Gravity is an invisible force that pulls all objects towards each other.
The strength of the force depends on the mass of the object. (The mass is the amount of stuff or matter that makes up an object)
Heavier objects have more mass so they have a bigger force of gravity.
For example: A ball thrown into the air falls back to Earth. This is because the Earth has more mass than the ball, so the Earth's gravitational pull is greater than that of the ball. (The ball is pulling the Earth upwards but because it is so much smaller than the Earth its effect cannot be measured)
The further apart two objects are, the less the gravitational pull between them.
What does gravity do?
The gravity of the Sun and the gravity of the Moon pulls the Earth's ocean tides back and forth.

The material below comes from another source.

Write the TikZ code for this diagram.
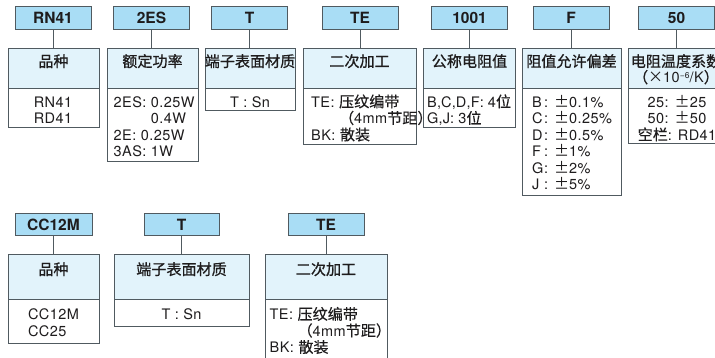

Gravity holds us and the buildings around us onto the Earth as the planet spins on its axis.
Gravity holds the planets in orbit around the Sun.
It holds satellites in orbit around the Earth
Black holes are places where the gravitational pull is so strong that even light can't escape. The black hole pulls everything into its centre. Scientists believe that there are may be millions of black holes in our solar system.
Read about black holes on kidcyber here.
Isaac Newton (1642 - 1727) was the first person to explain gravity. He did it in 1687.
It is said that Newton first started to think about gravity when he saw an apple fall from a tree. He wondered why it fell down, and not up!